** Start **

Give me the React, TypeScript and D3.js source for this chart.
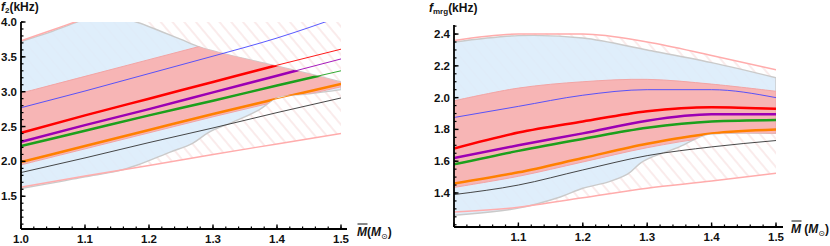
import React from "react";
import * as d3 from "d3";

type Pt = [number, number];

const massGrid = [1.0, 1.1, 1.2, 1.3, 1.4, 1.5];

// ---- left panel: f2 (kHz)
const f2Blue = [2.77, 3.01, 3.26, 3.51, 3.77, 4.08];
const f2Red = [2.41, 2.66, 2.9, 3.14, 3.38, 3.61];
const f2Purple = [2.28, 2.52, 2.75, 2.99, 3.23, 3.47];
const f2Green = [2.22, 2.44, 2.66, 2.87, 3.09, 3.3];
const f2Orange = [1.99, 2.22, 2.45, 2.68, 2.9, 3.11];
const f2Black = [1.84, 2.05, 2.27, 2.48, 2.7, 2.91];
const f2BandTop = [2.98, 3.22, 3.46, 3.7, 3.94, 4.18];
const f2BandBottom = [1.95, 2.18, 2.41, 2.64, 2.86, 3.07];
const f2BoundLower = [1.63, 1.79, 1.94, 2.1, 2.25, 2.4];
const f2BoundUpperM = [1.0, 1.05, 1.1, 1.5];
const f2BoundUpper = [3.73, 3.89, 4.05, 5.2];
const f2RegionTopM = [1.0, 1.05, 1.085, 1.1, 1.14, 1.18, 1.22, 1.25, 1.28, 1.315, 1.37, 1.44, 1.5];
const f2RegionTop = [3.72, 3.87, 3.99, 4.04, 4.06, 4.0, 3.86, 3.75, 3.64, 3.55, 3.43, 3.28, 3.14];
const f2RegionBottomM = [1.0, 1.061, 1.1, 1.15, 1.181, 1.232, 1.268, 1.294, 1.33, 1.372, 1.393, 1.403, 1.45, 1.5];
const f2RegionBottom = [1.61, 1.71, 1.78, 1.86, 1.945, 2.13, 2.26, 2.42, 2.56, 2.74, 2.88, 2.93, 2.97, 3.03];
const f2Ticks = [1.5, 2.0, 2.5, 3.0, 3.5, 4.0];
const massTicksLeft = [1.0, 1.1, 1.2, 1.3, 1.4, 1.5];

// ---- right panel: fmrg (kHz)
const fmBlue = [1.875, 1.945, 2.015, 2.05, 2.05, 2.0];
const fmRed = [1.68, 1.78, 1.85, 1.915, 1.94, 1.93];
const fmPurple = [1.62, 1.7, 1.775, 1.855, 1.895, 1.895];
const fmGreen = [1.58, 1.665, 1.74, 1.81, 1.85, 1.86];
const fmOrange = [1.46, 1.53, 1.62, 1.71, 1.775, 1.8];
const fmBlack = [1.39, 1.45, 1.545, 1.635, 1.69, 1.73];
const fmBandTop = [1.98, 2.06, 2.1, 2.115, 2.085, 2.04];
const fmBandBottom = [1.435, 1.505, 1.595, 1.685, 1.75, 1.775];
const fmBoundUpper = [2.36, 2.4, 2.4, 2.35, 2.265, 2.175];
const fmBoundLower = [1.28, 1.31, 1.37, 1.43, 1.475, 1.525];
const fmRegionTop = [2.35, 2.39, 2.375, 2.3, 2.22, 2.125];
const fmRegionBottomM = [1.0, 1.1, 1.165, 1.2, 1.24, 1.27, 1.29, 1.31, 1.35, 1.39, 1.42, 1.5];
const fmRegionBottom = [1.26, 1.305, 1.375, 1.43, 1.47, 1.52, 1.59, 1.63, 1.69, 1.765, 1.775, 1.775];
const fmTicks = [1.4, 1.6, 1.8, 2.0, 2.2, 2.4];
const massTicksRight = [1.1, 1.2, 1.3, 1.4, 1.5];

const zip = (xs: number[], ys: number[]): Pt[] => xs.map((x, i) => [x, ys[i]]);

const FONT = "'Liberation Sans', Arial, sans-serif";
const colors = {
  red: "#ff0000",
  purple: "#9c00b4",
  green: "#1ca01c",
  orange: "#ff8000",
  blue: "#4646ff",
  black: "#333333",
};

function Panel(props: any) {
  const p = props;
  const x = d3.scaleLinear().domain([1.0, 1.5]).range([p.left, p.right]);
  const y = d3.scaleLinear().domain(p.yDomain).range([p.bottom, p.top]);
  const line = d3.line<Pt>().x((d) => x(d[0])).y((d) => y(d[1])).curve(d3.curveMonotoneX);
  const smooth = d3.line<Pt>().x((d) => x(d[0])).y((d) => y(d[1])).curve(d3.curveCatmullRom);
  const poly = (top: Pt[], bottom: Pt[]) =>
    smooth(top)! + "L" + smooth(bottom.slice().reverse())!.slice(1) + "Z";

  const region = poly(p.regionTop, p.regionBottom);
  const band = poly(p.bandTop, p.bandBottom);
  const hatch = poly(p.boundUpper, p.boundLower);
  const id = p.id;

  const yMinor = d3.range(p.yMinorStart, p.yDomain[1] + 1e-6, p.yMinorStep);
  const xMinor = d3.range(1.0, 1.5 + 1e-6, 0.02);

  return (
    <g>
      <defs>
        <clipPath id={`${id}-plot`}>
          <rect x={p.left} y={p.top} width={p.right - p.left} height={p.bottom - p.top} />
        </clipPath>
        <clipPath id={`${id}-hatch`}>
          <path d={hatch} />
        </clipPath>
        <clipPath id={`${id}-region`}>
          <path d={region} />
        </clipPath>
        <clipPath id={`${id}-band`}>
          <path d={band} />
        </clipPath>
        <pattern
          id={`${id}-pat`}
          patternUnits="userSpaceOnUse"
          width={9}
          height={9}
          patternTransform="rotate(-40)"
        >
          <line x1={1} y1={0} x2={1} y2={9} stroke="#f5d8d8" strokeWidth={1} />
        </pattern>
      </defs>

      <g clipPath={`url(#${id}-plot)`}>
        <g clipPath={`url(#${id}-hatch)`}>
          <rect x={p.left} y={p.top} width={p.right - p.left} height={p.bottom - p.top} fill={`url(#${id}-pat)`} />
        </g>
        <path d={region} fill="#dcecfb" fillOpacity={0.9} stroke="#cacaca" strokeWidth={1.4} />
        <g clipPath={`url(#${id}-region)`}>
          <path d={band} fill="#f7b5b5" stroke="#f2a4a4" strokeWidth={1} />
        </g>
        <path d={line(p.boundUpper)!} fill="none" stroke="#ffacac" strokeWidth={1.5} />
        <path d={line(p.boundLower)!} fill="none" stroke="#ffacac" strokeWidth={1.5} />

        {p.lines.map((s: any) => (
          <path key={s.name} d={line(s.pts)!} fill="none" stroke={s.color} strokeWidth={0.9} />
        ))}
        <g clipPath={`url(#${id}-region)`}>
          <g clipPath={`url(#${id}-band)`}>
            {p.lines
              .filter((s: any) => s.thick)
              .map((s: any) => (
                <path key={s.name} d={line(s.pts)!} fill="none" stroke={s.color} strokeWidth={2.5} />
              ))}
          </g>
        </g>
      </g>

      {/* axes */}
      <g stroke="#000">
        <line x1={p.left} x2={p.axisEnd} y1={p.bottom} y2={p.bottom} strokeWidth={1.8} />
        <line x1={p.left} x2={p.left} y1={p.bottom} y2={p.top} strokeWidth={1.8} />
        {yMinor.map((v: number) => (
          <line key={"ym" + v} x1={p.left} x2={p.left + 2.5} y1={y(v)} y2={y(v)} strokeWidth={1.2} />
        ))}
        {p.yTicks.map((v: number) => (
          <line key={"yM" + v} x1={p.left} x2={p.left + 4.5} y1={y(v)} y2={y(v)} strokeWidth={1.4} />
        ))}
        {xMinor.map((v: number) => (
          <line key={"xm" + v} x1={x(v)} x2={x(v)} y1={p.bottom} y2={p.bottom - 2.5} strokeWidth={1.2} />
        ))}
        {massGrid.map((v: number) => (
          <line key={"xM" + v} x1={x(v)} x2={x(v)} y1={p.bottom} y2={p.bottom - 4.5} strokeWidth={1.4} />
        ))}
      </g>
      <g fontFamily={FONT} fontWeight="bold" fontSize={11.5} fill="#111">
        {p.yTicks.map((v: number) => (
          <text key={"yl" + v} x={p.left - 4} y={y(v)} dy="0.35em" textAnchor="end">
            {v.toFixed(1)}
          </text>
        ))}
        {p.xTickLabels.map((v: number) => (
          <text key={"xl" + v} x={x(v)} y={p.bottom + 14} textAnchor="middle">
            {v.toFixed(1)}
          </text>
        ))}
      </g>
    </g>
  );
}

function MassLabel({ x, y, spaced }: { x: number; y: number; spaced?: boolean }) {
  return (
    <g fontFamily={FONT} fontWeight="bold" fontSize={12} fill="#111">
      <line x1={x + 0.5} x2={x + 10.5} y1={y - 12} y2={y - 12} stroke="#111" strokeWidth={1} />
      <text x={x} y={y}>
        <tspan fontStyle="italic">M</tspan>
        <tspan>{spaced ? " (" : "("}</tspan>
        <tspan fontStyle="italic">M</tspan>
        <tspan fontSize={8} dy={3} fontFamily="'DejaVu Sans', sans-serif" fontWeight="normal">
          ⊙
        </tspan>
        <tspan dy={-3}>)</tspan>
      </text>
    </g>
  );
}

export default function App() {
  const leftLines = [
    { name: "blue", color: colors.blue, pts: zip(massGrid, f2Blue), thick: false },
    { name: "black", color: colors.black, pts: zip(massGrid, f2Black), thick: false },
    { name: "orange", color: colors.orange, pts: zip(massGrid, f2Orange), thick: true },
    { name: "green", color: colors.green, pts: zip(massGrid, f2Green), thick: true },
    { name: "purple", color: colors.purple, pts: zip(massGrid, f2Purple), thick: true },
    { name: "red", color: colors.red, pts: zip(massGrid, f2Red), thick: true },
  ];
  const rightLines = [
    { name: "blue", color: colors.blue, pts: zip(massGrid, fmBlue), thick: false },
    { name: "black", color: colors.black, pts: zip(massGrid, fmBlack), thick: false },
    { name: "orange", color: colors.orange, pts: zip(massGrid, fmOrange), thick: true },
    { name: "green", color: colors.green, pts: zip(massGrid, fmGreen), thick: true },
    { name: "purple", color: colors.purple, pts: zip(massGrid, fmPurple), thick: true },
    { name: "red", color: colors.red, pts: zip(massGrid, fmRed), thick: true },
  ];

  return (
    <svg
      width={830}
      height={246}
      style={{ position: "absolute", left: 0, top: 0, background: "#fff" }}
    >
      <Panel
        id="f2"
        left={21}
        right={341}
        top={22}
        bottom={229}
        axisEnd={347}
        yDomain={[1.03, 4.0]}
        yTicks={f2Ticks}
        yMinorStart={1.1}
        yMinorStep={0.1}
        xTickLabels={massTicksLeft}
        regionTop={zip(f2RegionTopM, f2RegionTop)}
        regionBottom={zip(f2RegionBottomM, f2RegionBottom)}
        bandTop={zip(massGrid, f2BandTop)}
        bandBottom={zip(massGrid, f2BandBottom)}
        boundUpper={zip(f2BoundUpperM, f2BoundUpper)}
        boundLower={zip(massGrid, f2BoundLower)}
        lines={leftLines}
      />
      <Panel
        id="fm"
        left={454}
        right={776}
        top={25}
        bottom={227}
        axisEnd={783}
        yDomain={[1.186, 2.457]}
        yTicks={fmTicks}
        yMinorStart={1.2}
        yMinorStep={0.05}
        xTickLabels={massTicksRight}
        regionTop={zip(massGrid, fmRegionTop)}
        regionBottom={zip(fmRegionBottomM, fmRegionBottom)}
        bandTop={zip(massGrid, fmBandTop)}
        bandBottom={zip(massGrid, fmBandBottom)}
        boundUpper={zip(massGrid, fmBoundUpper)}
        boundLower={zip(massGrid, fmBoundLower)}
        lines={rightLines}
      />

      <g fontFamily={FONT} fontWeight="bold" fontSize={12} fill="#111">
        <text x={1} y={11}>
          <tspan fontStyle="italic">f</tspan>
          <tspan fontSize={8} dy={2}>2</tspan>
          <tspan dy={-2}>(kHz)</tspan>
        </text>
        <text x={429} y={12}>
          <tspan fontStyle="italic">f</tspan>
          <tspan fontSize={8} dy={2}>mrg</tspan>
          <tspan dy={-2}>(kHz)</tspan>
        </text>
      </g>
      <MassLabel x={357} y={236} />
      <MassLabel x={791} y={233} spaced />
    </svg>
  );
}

** End **

## Direction
Check each line above for the string "React" and report how many lines have it, giving only the number.

## Expected answer
2